Dans les hôpitaux, tout est cloisonné, “protocolé”, hiérarchisé. L’initiative individuelle est mal perçue et très vite freinée par la lourdeur administrative. Pour chaque matériel, il faut signer un formulaire, maintenant par voie informatique. Pour signer un formulaire, dans un hôpital, il faut ouvrir 2 applications différentes et faire en moyenne 10 clics… Tout prend un temps fou.

Alors, sans aucune directive mise en place, on se lave les mains, on se désinfecte à la solution hydroalcoolique (SHA), mais on continue à s’embrasser car on se soutient !
On serre la main aux patients pour « garder le contact humain ».
On continue les réunions : pour la formation !

Les chefs de service se réunissent. Les directeurs des hôpitaux se réunissent. Les cadres de soins se réunissent. Encore des réunions. Rien de très concret. On réfléchit.

Les services d’urgence commencent à s’inquiéter car il y a plusieurs patients avec toux, fièvre et dyspnée qui circulent librement dans les salles d’attente et dans les couloirs. Ils vont des services des urgences vers le service de radiologie, seuls ou accompagnés de leur famille. Ils se perdent dans des dédales de couloirs ou d’étages. Peut-être serait-il malin de les isoler ? Mais qui en prend la responsabilité ? Ah ! Administration quand tu nous tiens !

Ils sont envoyés pour faire des scanners, des radios, des consultations de pneumologie.

Et si ces patients étaient atteints de COVID-19 ?

L’information arrive : il y a deux cas de patients chinois atteints de COVID-19 dans l’hôpital. Non, 4 ! En fait 2 patients graves en réanimation, et 2 patients non graves. Non attendez, 4 patients en réanimation !
Bref, les informations circulent et les rumeurs avec elles.

Les chiffres grossissent.
Sont-ils 12 COVID+, ou un car entier de chinois ? Ou bien un avion de 350 personnes ?

Les personnels soignants s’indignent du manque de précautions de sécurité. On discute dans les couloirs. La vie du service est en suspens. Tout le monde commence à s’affoler. On nous cache tout, on ne nous dit rien… refrain !

Les internes échangent sur le réseau social commun puis nous confirment qu’il y a 4 patients chinois COVID en réanimation. Les praticiens hospitaliers échangent sur le réseau social commun puis nous confirment qu’il y a 4 patients chinois COVID en réanimation. Le chef de service échange sur le réseau social commun puis nous confirme qu’il y a 4 patients chinois COVID en réanimation.

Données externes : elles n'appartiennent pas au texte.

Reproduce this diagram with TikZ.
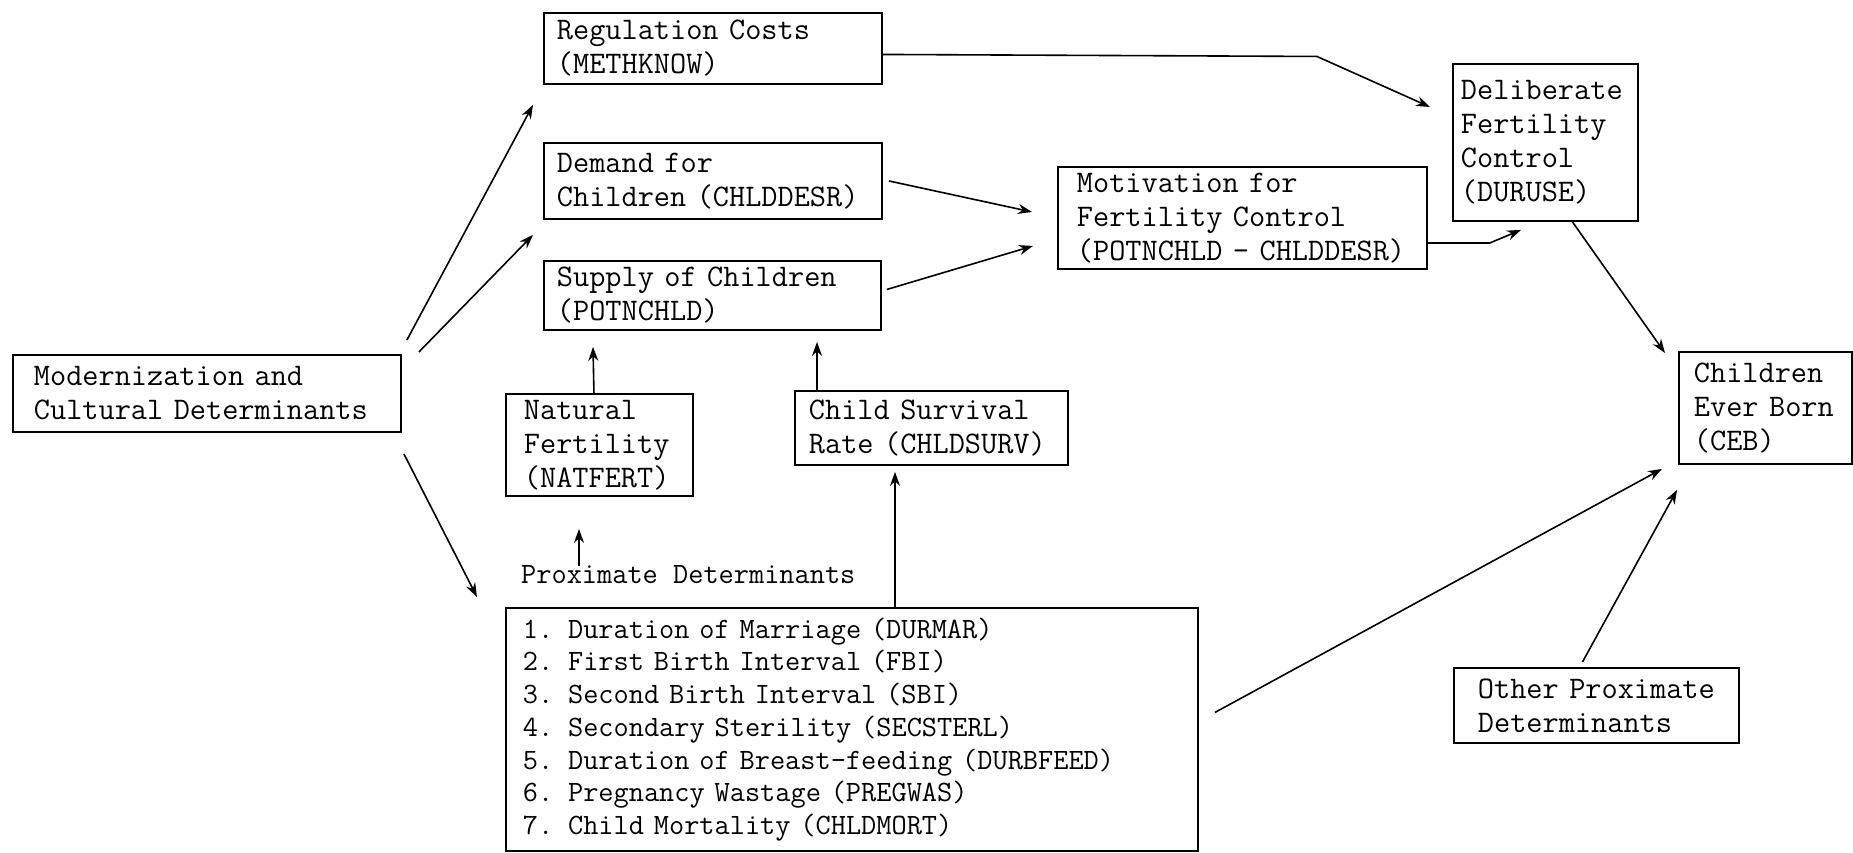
\documentclass[tikz,border=0pt]{standalone}
\usepackage{fontspec}
\usetikzlibrary{calc,arrows.meta}

\begin{document}
\begin{tikzpicture}[x=1pt, y=-1pt,
	box/.style={draw, line width=1.9pt, anchor=north west, align=left, inner ysep=0pt,
		font=\ttfamily\fontsize{31.4}{34}\selectfont},
	listbox/.style={box, font=\ttfamily\fontsize{29.5}{32.7}\selectfont},
	arr/.style={line width=1.6pt, -{Stealth[length=14pt, width=10pt]}}]
		%%%%% START %%%%%
		\useasboundingbox (0,0) rectangle (1853,852);
		
		\node[box, inner xsep=21pt, text width=346pt, minimum height=77pt] (mod) at (12,354) {Modernization and\\\mbox{Cultural Determinants}};
		
		\node[box, inner xsep=13pt, text width=312pt, minimum height=71pt] (reg) at (543,12) {Regulation Costs\\(METHKNOW)};
		\node[box, inner xsep=13pt, text width=312pt, minimum height=76pt] (dem) at (543,142) {Demand for\\\mbox{Children (CHLDDESR)}};
		\node[box, inner xsep=13pt, text width=311pt, minimum height=69pt] (sup) at (543,260) {Supply of Children\\(POTNCHLD)};
		
		\node[box, inner xsep=18pt, text width=151pt, minimum height=102pt] (nat) at (505,393) {Natural\\Fertility\\(NATFERT)};
		\node[box, inner xsep=14pt, text width=245pt, minimum height=74pt] (surv) at (794,390) {Child Survival\\\mbox{Rate (CHLDSURV)}};
		
		\node[anchor=west, inner sep=0pt, font=\ttfamily\fontsize{29.5}{32.7}\selectfont] (prox) at (521,575) {Proximate Determinants};
		\node[listbox, inner xsep=17pt, text width=658pt, minimum height=243pt] (list) at (505,607) {1. Duration of Marriage (DURMAR)\\2. First Birth Interval (FBI)\\3. Second Birth Interval (SBI)\\4. Secondary Sterility (SECSTERL)\\5. Duration of Breast-feeding (DURBFEED)\\6. Pregnancy Wastage (PREGWAS)\\7. Child Mortality (CHLDMORT)};
		
		\node[box, inner xsep=19pt, text width=331pt, minimum height=102pt] (mot) at (1057,166) {Motivation for\\Fertility Control\\\mbox{(POTNCHLD - CHLDDESR)}};
		\node[box, inner xsep=8pt, text width=169pt, minimum height=157pt] (del) at (1452,63) {Deliberate\\Fertility\\Control\\(DURUSE)};
		
		\node[box, inner xsep=15pt, text width=143pt, minimum height=112pt] (ceb) at (1678,351) {Children\\\mbox{Ever Born}\\(CEB)};
		\node[box, inner xsep=24pt, text width=237pt, minimum height=75pt] (oth) at (1453,667) {\mbox{Other Proximate}\\Determinants};
		
		\draw[arr] ($(mod.north east)+(5,-14)$) -- ($(reg.south west)+(-10,20)$);
		\draw[arr] ($(mod.north east)+(17,-2)$) -- ($(dem.south west)+(-10,15)$);
		\draw[arr] ($(mod.south east)+(2,21)$) -- ($(list.north west)+(-28,-10)$);
		
		\draw[arr] ($(reg.east)+(0,6)$) -- ++(434,2) -- ($(del.north west)+(-22,44)$);
		\draw[arr] ($(dem.east)+(6,0)$) -- ($(mot.west)+(-25,-6)$);
		\draw[arr] ($(sup.east)+(5,-6)$) -- ($(mot.west)+(-24,28)$);
		\draw[arr] ($(mot.east)+(0,25)$) -- ++(62,0) -- ($(del.south west)+(69,8)$);
		\draw[arr] ($(del.south)+(27,0)$) -- ($(ceb.north west)+(-13,2)$);
		
		\draw[arr] ($(nat.north)+(-5.5,0)$) -- ($(sup.south west)+(50,16)$);
		\draw[arr] ($(surv.north west)+(23,0)$) -- ($(sup.south west)+(274,11)$);
		\draw[arr] ($(prox.north west)+(58,0)$) -- ($(nat.south west)+(74,32)$);
		\draw[arr] ($(list.north west)+(390,0)$) -- ($(surv.south west)+(101,6)$);
		
		\draw[arr] ($(list.east)+(16,-17)$) -- ($(ceb.south west)+(-16,4)$);
		\draw[arr] ($(oth.north)+(-14,-5)$) -- ($(ceb.south west)+(-1,25)$);
		
		%%%%% END %%%%%
\end{tikzpicture}
\end{document}
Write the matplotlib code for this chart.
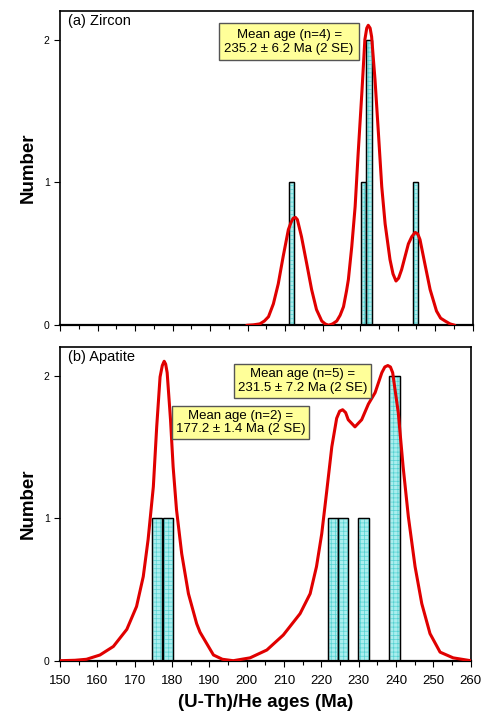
import numpy as np
import matplotlib
matplotlib.use("Agg")
import matplotlib.pyplot as plt
from matplotlib.ticker import MultipleLocator

plt.rcParams['font.family'] = ['Liberation Sans', 'DejaVu Sans']
plt.rcParams['hatch.linewidth'] = 0.5

# Zircon histogram (bin left edge, width, count)
zr_left = [211.1, 230.3, 231.7, 244.1]
zr_width = 1.4
zr_count = [1, 1, 2, 1]

# Zircon probability curve
zr_curve_x = [199.8, 201.5, 203.3, 204.5, 205.6, 206.9, 208.2, 209.5, 210.9, 211.6, 212.2,
              212.8, 213.3, 214.4, 215.8, 217.1, 218.4, 219.8, 220.7, 221.6, 222.7,
              223.8, 224.7, 225.6, 226.4, 226.9, 227.8, 228.7, 229.5, 230.5, 231.3,
              231.8, 232.2, 232.7, 233.1, 234.0, 234.9, 235.8, 236.7, 238.0, 238.8,
              239.6, 240.3, 241.1, 242.0, 242.9, 243.8, 244.7, 245.4, 246.0, 247.3,
              248.7, 250.4, 251.5, 252.7, 254.0, 255.3]
zr_curve_y = [0.0, 0.003, 0.01, 0.03, 0.06, 0.15, 0.29, 0.48, 0.67, 0.72, 0.75,
              0.755, 0.74, 0.62, 0.43, 0.25, 0.11, 0.03, 0.01, 0.0, 0.01,
              0.03, 0.07, 0.13, 0.24, 0.32, 0.55, 0.83, 1.20, 1.63, 2.0,
              2.08, 2.10, 2.08, 2.02, 1.72, 1.35, 0.97, 0.71, 0.46, 0.36,
              0.31, 0.33, 0.39, 0.48, 0.57, 0.62, 0.65, 0.64, 0.60, 0.43,
              0.25, 0.10, 0.05, 0.03, 0.01, 0.0]

# Apatite histogram
ap_left = [174.7, 177.5, 221.7, 224.4, 229.9, 238.2]
ap_width = 2.75
ap_count = [1, 1, 1, 1, 1, 2]

# Apatite probability curve
ap_curve_x = [150.0, 154.0, 157.1, 160.7, 164.3, 167.9, 170.5, 172.3, 173.6, 175.0, 175.9,
              176.8, 177.4, 177.9, 178.3, 178.7, 179.6, 180.3, 181.2, 182.6, 184.4,
              186.6, 187.5, 189.3, 191.1, 193.5, 196.4, 200.9, 205.4, 209.8, 214.3,
              217.0, 218.7, 220.1, 221.4, 222.8, 224.1, 224.9, 225.7, 226.5, 227.2,
              229.0, 230.8, 232.6, 234.4, 236.2, 237.0, 237.8, 238.5, 239.1, 240.6,
              241.9, 243.3, 245.1, 246.9, 249.1, 251.8, 255.3, 260.0]
ap_curve_y = [0.0, 0.003, 0.01, 0.04, 0.10, 0.22, 0.38, 0.59, 0.85, 1.22, 1.64,
              1.99, 2.07, 2.10, 2.08, 2.02, 1.69, 1.36, 1.06, 0.75, 0.47,
              0.26, 0.20, 0.12, 0.04, 0.01, 0.0, 0.02, 0.075, 0.18, 0.33,
              0.47, 0.66, 0.89, 1.18, 1.50, 1.70, 1.75, 1.76, 1.74, 1.69,
              1.64, 1.69, 1.80, 1.88, 2.02, 2.06, 2.07, 2.06, 2.02, 1.74,
              1.36, 1.01, 0.66, 0.40, 0.19, 0.06, 0.02, 0.0]

panel_labels = ['(a) Zircon', '(b) Apatite']
zr_notes = [('Mean age (n=4) =\n235.2 \u00b1 6.2 Ma (2 SE)', 211.1, 1.984)]
ap_notes = [('Mean age (n=5) =\n231.5 \u00b1 7.2 Ma (2 SE)', 215.0, 1.96),
            ('Mean age (n=2) =\n177.2 \u00b1 1.4 Ma (2 SE)', 198.4, 1.67)]

fig = plt.figure(figsize=(4.82, 7.12), dpi=100)
ax1 = fig.add_axes([60/482, 1-325.3/712, 412.5/482, 314.3/712])
ax2 = fig.add_axes([60/482, 1-660.7/712, 410.7/482, 313.7/712])

bar_face = '#aaeeee'
hatch_col = '#55d2d2'

def draw_panel(ax, left, width, count, cx, cy, label, notes, show_xlabels, pad):
    ax.bar(left, count, width=width, align='edge', color=bar_face,
           edgecolor='black', linewidth=0.9, zorder=2)
    ax.bar(left, count, width=width, align='edge', color='none',
           edgecolor=hatch_col, linewidth=0, hatch='++++', zorder=2.1)
    ax.bar(left, count, width=width, align='edge', color='none',
           edgecolor='black', linewidth=0.9, zorder=2.2)
    ax.plot(cx, cy, color='#e00000', lw=2.2, zorder=3,
            solid_capstyle='round', solid_joinstyle='round')
    ax.set_xlim(150, 260)
    ax.set_ylim(0, 2.2)
    ax.set_yticks([0, 1, 2])
    ax.xaxis.set_major_locator(MultipleLocator(10))
    ax.xaxis.set_minor_locator(MultipleLocator(5))
    ax.tick_params(axis='both', which='major', direction='out', length=4,
                   width=0.8, labelsize=7.5)
    ax.tick_params(axis='x', which='minor', direction='out', length=3, width=0.8)
    ax.tick_params(axis='x', labelsize=9.5, pad=6)
    if not show_xlabels:
        ax.tick_params(axis='x', labelbottom=False)
    for s in ['top', 'right', 'left']:
        ax.spines[s].set_linewidth(1.2)
    ax.spines['bottom'].set_linewidth(1.6)
    ax.set_ylabel('Number', fontsize=13.5, fontweight='bold', labelpad=5)
    ax.text(0.02, 0.99, label, transform=ax.transAxes, ha='left', va='top',
            fontsize=10.5)
    box = dict(boxstyle='square,pad=%s' % pad, fc='#ffff99', ec='#555555', lw=1.0)
    for txt, x, y in notes:
        ax.text(x, y, txt, ha='center', va='center', fontsize=9.5,
                linespacing=1.2, bbox=box, zorder=4)

draw_panel(ax1, zr_left, zr_width, zr_count, zr_curve_x, zr_curve_y,
           panel_labels[0], zr_notes, False, 0.42)
draw_panel(ax2, ap_left, ap_width, ap_count, ap_curve_x, ap_curve_y,
           panel_labels[1], ap_notes, True, 0.3)
ax2.set_xlabel('(U-Th)/He ages (Ma)', fontsize=13.5, fontweight='bold', labelpad=5)

fig.savefig('out.png', dpi=100)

Enfin, la parole circule !

Branle-bas de combat. Vague de panique.
Bon, toute proportion gardée, vaguelette de panique ! Ils ne sont que 4. On gère …

S’enchaînent alors des réunions d’information sur la prise en charge du patient Covid+, les équipes d’hygiène rencontrent les cadres. Les cadres informent le personnel soignant. Le personnel soignant informe ceux qui reviennent de repos, de garde, de RTT.

Les actualités montrent beaucoup de chefs de service sur les chaînes d’informations télévisées et radiophoniques, en continu : ne sont-ils donc jamais à leur poste de travail, se demande-t-on dans les couloirs ?

On parle de plus en plus de la situation épidémiologique mondiale du Covid-19, de la transmission et la protection du personnel : on commence à avoir peur. Les patients suspects et confirmés sont appelés C…

Des boîtes de masques disparaissent.